Presentation matters too. Clean staging, strong photography, and a clear description of layout flexibility can help your home stand out, especially in a neighborhood where buyers are actively comparing builder features, floor plan flow, and finish packages.

Why Architecture Matters in Skye Canyon

In a master-planned community like Skye Canyon, architecture is about more than curb appeal. It shapes how the neighborhood feels, how homes function, and how well the community supports the lifestyle it promotes.

If you want help comparing neighborhoods, evaluating resale potential, or understanding how a specific home fits into the broader Skye Canyon market, working with a local advisor can make the process much clearer. When you are ready for personalized guidance, connect with Lori Smallwood for a free consultation.

FAQs

What architecture style is most common in Skye Canyon homes?

  • The most common overall style in Skye Canyon is contemporary new construction with modern desert influences, open layouts, flexible spaces, and indoor-outdoor design.

What home builders currently offer homes in Skye Canyon?

  • The current official Skye Canyon home pages show Century Communities, Toll Brothers, and LGI Homes in the active builder mix.

What interior design features are common in Skye Canyon homes?

  • Common features include open-concept great rooms, large kitchen islands, quartz countertops, 42-inch upper cabinets, stainless or gourmet appliances, upgraded flooring, and higher ceilings.

What makes Skye Canyon homes feel different from custom-home communities?

  • Skye Canyon does not sell vacant lots, so homes are built through a curated set of builders, which creates a more cohesive community look and a more consistent design language.

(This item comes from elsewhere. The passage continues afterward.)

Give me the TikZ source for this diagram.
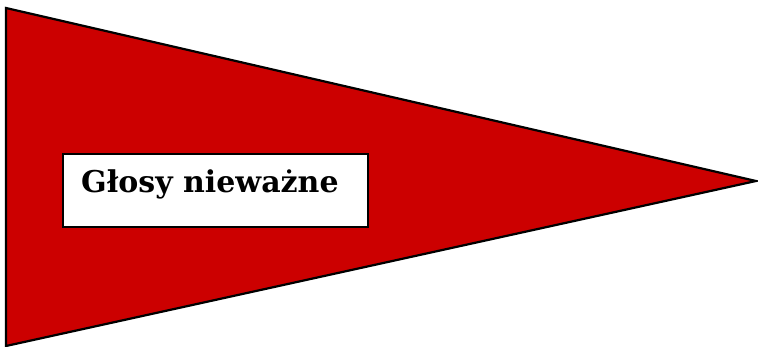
\documentclass[tikz,border=0pt]{standalone}
\usepackage{fontspec}
\newfontfamily\labelfont{DejaVu Serif}
\definecolor{flagred}{RGB}{204,0,0}
\begin{document}
\begin{tikzpicture}[x=1pt,y=-1pt,
  flag/.style={fill=flagred,draw=black,line width=2.2pt,line join=miter},
  labelbox/.style={fill=white,draw=black,line width=1.6pt},
  labeltext/.style={inner sep=0pt,anchor=base west,font=\labelfont\bfseries\fontsize{30}{36}\selectfont}]
\useasboundingbox (0,0) rectangle (758,347);
\coordinate (tl) at (6,8);
\coordinate (bl) at (6,346);
\coordinate (tip) at (756,181);
\draw[flag] (tl) -- (tip) -- (bl) -- cycle;
\node[labelbox,minimum width=305pt,minimum height=73pt,inner sep=0pt,anchor=north west] (box) at (62,153) {};
\node[labeltext] (lbl) at (81,193) {Głosy nieważne};
\end{tikzpicture}
\end{document}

What outdoor design features are common in Skye Canyon homes?

  • Common outdoor-focused features include covered patios, private courtyards, multiple access points to outdoor areas, and layouts designed to connect with the desert climate.

How should buyers compare homes in Skye Canyon?

  • Buyers should compare floor plan flow, flex spaces, outdoor living features, home type, and builder design approach, not just square footage alone.